### Task to carry out:
Reproduce, character for character, the lines below from the first through the one with "const insetYTicks = [-1000, 0, 1000];". Leave pictures out.

━━━━━━━━━━

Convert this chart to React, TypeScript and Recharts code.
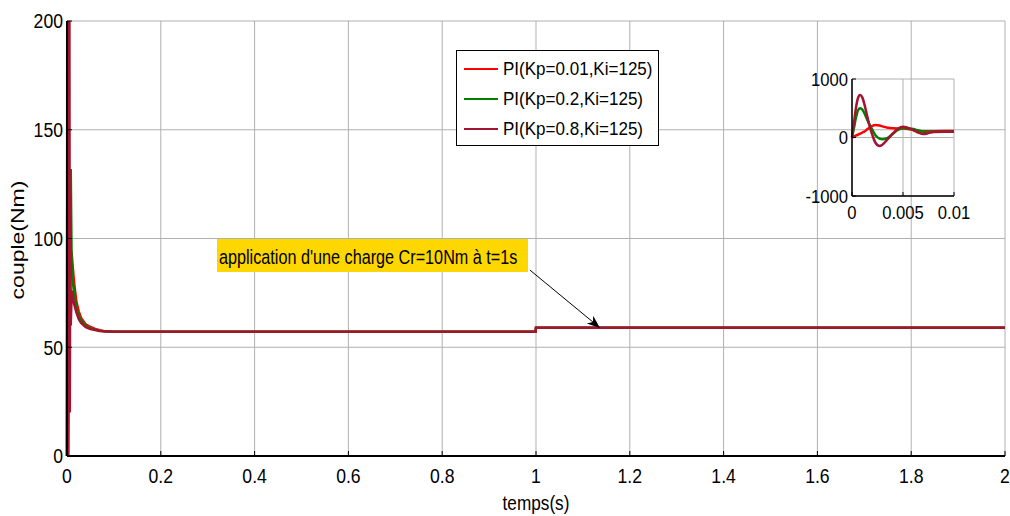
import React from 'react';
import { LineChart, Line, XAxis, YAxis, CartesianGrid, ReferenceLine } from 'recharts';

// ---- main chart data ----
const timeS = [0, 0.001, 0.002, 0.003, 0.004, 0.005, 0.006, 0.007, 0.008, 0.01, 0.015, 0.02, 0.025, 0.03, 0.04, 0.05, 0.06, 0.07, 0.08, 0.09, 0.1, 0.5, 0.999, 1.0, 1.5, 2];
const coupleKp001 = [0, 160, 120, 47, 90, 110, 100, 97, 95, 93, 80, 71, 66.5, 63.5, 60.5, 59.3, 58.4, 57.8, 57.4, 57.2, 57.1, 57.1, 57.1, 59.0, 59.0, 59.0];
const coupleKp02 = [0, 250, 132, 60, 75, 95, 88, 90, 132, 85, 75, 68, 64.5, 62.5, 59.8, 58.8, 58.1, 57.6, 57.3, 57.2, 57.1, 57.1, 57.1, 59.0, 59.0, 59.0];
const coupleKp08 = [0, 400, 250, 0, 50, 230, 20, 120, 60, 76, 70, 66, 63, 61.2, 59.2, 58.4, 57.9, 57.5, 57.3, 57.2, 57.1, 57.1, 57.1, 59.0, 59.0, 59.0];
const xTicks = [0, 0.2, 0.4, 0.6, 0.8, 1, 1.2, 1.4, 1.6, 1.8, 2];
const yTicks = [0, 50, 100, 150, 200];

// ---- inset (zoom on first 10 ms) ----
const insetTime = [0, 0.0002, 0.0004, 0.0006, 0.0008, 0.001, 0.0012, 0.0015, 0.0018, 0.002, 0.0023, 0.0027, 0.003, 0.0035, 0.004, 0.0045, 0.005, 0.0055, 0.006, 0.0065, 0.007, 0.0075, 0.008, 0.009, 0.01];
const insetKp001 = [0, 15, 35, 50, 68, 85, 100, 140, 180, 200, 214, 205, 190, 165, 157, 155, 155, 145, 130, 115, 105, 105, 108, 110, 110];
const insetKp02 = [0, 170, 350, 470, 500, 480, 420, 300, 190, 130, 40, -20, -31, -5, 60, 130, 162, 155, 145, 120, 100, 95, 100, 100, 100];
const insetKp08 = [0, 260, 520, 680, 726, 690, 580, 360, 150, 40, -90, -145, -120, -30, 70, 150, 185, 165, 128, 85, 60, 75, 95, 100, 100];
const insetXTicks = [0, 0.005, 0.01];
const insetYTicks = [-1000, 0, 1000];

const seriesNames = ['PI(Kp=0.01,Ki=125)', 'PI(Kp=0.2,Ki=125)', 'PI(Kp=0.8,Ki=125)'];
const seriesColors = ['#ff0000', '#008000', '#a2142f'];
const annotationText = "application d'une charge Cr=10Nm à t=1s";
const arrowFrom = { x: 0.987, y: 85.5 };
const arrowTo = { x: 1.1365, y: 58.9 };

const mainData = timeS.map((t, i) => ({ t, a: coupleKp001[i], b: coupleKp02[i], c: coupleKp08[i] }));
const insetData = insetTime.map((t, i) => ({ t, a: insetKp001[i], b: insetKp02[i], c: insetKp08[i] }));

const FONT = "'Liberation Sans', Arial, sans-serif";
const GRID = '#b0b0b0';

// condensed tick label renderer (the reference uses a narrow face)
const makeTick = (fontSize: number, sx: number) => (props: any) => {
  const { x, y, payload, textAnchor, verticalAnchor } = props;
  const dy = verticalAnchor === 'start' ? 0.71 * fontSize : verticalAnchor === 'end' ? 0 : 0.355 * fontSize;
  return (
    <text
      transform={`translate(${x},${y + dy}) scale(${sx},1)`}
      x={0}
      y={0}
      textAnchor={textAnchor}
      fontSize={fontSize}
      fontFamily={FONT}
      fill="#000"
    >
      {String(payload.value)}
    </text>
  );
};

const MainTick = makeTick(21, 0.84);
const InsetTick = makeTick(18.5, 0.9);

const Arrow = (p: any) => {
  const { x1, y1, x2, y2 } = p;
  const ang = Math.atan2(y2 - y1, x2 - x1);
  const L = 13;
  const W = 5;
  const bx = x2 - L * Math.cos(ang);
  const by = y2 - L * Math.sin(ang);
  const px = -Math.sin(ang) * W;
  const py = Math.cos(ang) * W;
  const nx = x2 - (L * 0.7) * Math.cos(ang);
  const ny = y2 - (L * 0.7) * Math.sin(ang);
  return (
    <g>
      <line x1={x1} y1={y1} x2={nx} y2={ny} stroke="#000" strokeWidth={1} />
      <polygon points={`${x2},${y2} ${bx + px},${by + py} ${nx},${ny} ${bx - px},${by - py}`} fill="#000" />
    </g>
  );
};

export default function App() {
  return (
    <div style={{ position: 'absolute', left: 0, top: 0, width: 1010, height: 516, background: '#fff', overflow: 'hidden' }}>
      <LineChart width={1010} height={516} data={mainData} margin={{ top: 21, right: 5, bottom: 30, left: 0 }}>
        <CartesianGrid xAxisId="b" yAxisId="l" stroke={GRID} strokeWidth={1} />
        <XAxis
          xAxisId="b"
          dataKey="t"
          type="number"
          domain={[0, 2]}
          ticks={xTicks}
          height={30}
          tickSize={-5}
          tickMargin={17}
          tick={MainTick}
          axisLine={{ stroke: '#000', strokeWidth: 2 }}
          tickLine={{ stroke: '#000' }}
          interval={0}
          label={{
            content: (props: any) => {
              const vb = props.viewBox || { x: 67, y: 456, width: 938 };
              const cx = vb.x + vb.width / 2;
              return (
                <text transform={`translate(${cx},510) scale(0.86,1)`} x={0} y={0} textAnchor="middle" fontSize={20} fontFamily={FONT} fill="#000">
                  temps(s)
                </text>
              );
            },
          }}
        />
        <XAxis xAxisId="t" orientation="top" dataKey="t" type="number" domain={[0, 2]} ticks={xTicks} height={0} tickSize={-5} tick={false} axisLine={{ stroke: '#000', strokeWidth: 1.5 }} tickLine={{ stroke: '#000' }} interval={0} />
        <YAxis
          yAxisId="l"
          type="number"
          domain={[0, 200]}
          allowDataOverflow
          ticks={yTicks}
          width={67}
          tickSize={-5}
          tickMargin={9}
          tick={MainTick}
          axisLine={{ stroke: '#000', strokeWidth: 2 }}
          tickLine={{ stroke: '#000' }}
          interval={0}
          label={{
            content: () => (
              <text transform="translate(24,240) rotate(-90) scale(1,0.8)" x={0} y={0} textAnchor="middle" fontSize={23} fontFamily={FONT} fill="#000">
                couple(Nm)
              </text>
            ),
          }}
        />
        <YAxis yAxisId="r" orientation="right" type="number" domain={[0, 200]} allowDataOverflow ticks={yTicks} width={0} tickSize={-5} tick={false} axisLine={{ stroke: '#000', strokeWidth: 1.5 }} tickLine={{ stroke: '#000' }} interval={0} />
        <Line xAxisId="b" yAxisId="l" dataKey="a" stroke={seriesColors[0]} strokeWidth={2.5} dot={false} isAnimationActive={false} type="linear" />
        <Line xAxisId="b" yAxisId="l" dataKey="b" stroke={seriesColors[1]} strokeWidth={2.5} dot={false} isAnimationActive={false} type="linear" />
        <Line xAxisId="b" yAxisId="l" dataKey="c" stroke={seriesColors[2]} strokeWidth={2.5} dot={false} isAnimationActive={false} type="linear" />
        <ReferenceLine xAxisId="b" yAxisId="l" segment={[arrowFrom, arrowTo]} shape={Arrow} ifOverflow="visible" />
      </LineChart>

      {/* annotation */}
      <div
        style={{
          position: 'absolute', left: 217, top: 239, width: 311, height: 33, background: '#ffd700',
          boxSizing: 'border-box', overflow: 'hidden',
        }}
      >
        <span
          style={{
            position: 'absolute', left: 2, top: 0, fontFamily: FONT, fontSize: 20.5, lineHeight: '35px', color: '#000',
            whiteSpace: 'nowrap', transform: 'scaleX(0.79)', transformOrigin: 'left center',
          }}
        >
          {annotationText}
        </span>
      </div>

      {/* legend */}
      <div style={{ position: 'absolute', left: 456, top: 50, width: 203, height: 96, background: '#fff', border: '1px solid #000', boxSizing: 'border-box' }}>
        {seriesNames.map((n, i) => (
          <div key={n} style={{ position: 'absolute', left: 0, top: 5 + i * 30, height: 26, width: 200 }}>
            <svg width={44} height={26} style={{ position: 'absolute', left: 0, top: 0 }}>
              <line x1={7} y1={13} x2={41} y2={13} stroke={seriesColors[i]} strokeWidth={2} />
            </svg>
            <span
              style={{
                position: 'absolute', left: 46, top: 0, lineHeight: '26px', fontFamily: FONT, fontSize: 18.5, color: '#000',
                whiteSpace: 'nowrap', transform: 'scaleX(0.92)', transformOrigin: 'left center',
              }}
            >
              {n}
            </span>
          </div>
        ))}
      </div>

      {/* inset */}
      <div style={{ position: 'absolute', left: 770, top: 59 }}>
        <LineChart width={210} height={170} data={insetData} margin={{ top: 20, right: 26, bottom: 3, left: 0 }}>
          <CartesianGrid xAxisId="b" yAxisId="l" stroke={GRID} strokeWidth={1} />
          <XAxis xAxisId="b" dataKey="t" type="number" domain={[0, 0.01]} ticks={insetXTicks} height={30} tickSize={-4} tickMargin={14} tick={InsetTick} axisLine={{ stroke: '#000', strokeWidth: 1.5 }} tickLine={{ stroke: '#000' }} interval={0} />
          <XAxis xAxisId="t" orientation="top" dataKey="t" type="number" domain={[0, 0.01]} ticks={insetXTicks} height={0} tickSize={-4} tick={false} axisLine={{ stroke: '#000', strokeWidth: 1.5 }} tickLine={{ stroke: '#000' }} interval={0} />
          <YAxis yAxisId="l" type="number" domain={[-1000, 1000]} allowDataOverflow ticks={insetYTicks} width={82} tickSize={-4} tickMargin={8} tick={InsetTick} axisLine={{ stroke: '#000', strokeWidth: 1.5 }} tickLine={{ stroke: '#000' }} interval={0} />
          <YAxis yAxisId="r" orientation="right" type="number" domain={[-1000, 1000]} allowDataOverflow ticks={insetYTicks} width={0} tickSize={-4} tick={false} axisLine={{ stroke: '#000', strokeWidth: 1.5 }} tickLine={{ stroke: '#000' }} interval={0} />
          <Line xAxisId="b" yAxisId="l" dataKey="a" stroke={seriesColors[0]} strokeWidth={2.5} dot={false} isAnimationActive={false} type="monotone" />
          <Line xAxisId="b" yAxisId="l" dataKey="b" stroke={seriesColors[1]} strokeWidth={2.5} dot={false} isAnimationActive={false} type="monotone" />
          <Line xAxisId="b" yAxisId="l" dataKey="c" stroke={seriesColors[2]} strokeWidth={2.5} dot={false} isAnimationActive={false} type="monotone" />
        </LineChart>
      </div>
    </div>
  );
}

━━━━━━━━━━

### Full output:
Convert this chart to React, TypeScript and Recharts code.
import React from 'react';
import { LineChart, Line, XAxis, YAxis, CartesianGrid, ReferenceLine } from 'recharts';

// ---- main chart data ----
const timeS = [0, 0.001, 0.002, 0.003, 0.004, 0.005, 0.006, 0.007, 0.008, 0.01, 0.015, 0.02, 0.025, 0.03, 0.04, 0.05, 0.06, 0.07, 0.08, 0.09, 0.1, 0.5, 0.999, 1.0, 1.5, 2];
const coupleKp001 = [0, 160, 120, 47, 90, 110, 100, 97, 95, 93, 80, 71, 66.5, 63.5, 60.5, 59.3, 58.4, 57.8, 57.4, 57.2, 57.1, 57.1, 57.1, 59.0, 59.0, 59.0];
const coupleKp02 = [0, 250, 132, 60, 75, 95, 88, 90, 132, 85, 75, 68, 64.5, 62.5, 59.8, 58.8, 58.1, 57.6, 57.3, 57.2, 57.1, 57.1, 57.1, 59.0, 59.0, 59.0];
const coupleKp08 = [0, 400, 250, 0, 50, 230, 20, 120, 60, 76, 70, 66, 63, 61.2, 59.2, 58.4, 57.9, 57.5, 57.3, 57.2, 57.1, 57.1, 57.1, 59.0, 59.0, 59.0];
const xTicks = [0, 0.2, 0.4, 0.6, 0.8, 1, 1.2, 1.4, 1.6, 1.8, 2];
const yTicks = [0, 50, 100, 150, 200];

// ---- inset (zoom on first 10 ms) ----
const insetTime = [0, 0.0002, 0.0004, 0.0006, 0.0008, 0.001, 0.0012, 0.0015, 0.0018, 0.002, 0.0023, 0.0027, 0.003, 0.0035, 0.004, 0.0045, 0.005, 0.0055, 0.006, 0.0065, 0.007, 0.0075, 0.008, 0.009, 0.01];
const insetKp001 = [0, 15, 35, 50, 68, 85, 100, 140, 180, 200, 214, 205, 190, 165, 157, 155, 155, 145, 130, 115, 105, 105, 108, 110, 110];
const insetKp02 = [0, 170, 350, 470, 500, 480, 420, 300, 190, 130, 40, -20, -31, -5, 60, 130, 162, 155, 145, 120, 100, 95, 100, 100, 100];
const insetKp08 = [0, 260, 520, 680, 726, 690, 580, 360, 150, 40, -90, -145, -120, -30, 70, 150, 185, 165, 128, 85, 60, 75, 95, 100, 100];
const insetXTicks = [0, 0.005, 0.01];
const insetYTicks = [-1000, 0, 1000];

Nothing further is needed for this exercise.